Auch das freiwillige und ehrenamtliche Engagement in den Organisationen des Bevölkerungsschutzes wurde von der Regierung in den letzten vier Jahren nicht gut behandelt. Der Engagementbericht mit dem Schwerpunkt Demografie zeigt großen Handlungsbedarf auf. Rund 1,7 Millionen Männer und Frauen engagieren sich ehrenamtlich oder freiwillig in Hilfsorganisationen, Rettungs- und Sanitätsdiensten, den Freiwilligen Feuerwehren, dem Technischen Hilfswerk. Trotz des hohen gesellschaftlichen Stellenwerts haben einige massive Nachwuchsprobleme und der demographische Wandel droht diese Entwicklung zusätzlich zu verschärfen.

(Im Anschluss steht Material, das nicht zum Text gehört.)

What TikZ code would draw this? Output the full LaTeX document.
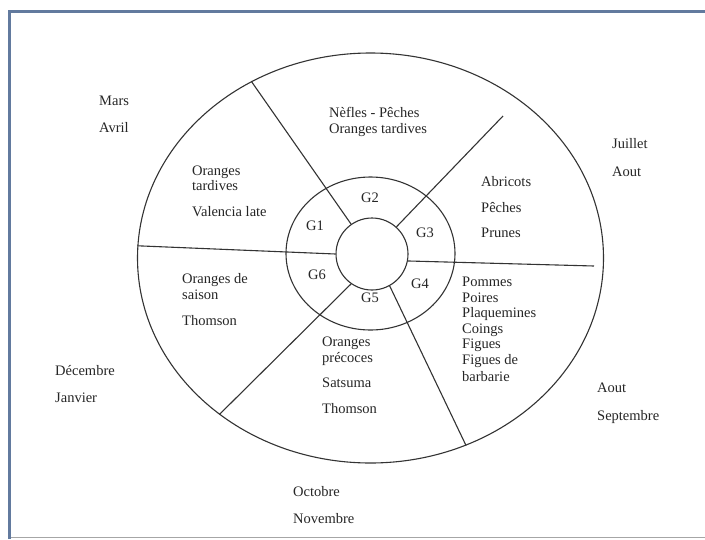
\documentclass[tikz,border=0pt]{standalone}
\usepackage{fontspec}
\setmainfont{Liberation Serif}
\usetikzlibrary{shapes.geometric}

\definecolor{framecol}{RGB}{98,122,158}
\tikzstyle{ring} = [shape=ellipse,draw=black!80,line width=1.1pt,inner sep=0pt]
\tikzstyle{spoke} = [draw=black!80,line width=1.1pt,-]
\tikzstyle{fruit} = [anchor=base west,inner sep=0pt,font=\fontsize{14.5}{16}\selectfont,text=black!85]
\tikzstyle{month} = [fruit]
\tikzstyle{group} = [anchor=base,inner sep=0pt,font=\fontsize{14.5}{16}\selectfont,text=black!85]
\tikzstyle{frame} = [draw=framecol,line width=3pt]

\begin{document}
\begin{tikzpicture}[x=1pt,y=-1pt]
      \useasboundingbox (0,0) rectangle (705,539);
      % window frame
      \fill[white] (0,0) rectangle (705,539);
      \draw[frame] (9.5,539) -- (9.5,11) -- (705,11);
      \draw[black!35,line width=1.5pt] (11,537.5) -- (705,537.5);
      % ellipses
      \node[ring, minimum width=466pt, minimum height=410pt] (outer) at (370.5,258) {};
      \node[ring, minimum width=169pt, minimum height=153pt] (middle) at (370.5,253.5) {};
      \node[ring, minimum width=72pt, minimum height=72pt] (hub) at (372,254) {};
      % spokes (two of them stop short of the rim)
      \coordinate (nestub) at (503,116);
      \coordinate (estub) at (594,266);
      \path
      \foreach \hubangle/\rim in {125/outer.124, 48/nestub, 180/outer.177, 349/estub, 235/outer.226, 299/outer.297}
      {
        (hub.\hubangle) edge[spoke] (\rim)
      };
      % groups
      \foreach \nodename/\x/\y in {G1/315/230, G2/370/202, G3/425/237, G4/420/288, G5/370/302, G6/317/279}
      {
        \node[group] (\nodename) at (\x,\y) {\nodename};
      };
      % fruits
      \foreach \nodename/\x/\y/\txt in {
        nef/329/117/Nèfles - Pêches, nefb/329/133/Oranges tardives,
        tar/192/175/Oranges, tarb/192/190/tardives, val/192/216/Valencia late,
        abr/481/186/Abricots, pec/481/212/Pêches, pru/481/237/Prunes,
        sai/182/283/Oranges de, saib/182/299/saison, tho/182/325/Thomson,
        pre/322/346/Oranges, preb/322/362/précoces, sat/322/387/Satsuma, thob/322/413/Thomson,
        pom/462/286/Pommes, poi/462/302/Poires, pla/462/317/Plaquemines, coi/462/333/Coings,
        fig/462/348/Figues, figb/462/364/Figues de, bar/462/381/barbarie}
      {
        \node[fruit] (\nodename) at (\x,\y) {\txt};
      };
      % months
      \foreach \nodename/\x/\y/\txt in {
        mar/99/105/Mars, avr/99/132/Avril,
        jui/612/148/Juillet, aou/612/176/Aout,
        dec/55/375/Décembre, jan/55/402/Janvier,
        aoub/597/392/Aout, sep/597/420/Septembre,
        oct/293/496/Octobre, nov/293/523/Novembre}
      {
        \node[month] (\nodename) at (\x,\y) {\txt};
      };
\end{tikzpicture}
\end{document}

Allerdings gibt es auch gewaltige Potenziale, die die Organisationen bisher nicht ausschöpfen können. Sowohl der Frauenanteil als auch der Anteil von Migrant*innen, ist in den meisten Organisationen noch klein. Was die Bundesebene hier beitragen kann, findet sich in unserem – von der Koalition abgelehnten Antrag.

Weiterhin Unsicherheit bei Gemeinnützigkeit

Beim Thema Gemeinnützigkeit gießt die Koalition Öl ins Feuer, statt zu löschen. Der Fall Attac ist bekannt geworden, aber es betrifft eine Vielzahl von Organisationen. Der Finanzgerichtshof Hessen hat Ende 2016 den Entzug der Gemeinnützigkeit durch das Finanzamt Frankfurt zurückgenommen und betont, dass gemeinnützige Zwecke wie Bildung oder Förderung des demokratischen Gemeinwesens ohne Einfluss auf politische Willensbildung kaum zu verfolgen seien. Viele dachten, der Fall sei damit erledigt. Aber weit gefehlt: Schäubles Ministerium veranlasste das Finanzamt Frankfurt eine Nichtzulassungsbeschwerde beim Bundesfinanzhof einzulegen. Damit herrscht weiter Unsicherheit statt Rechtssicherheit. Wie letztere hergestellt werden kann, zeigen wir in unserem Antrag.

Der Engagementbericht ist für die weitere Arbeit eine wertvolle Grundlage. Es bleibt viel zu tun – für starkes Engagement und starke Engagierte.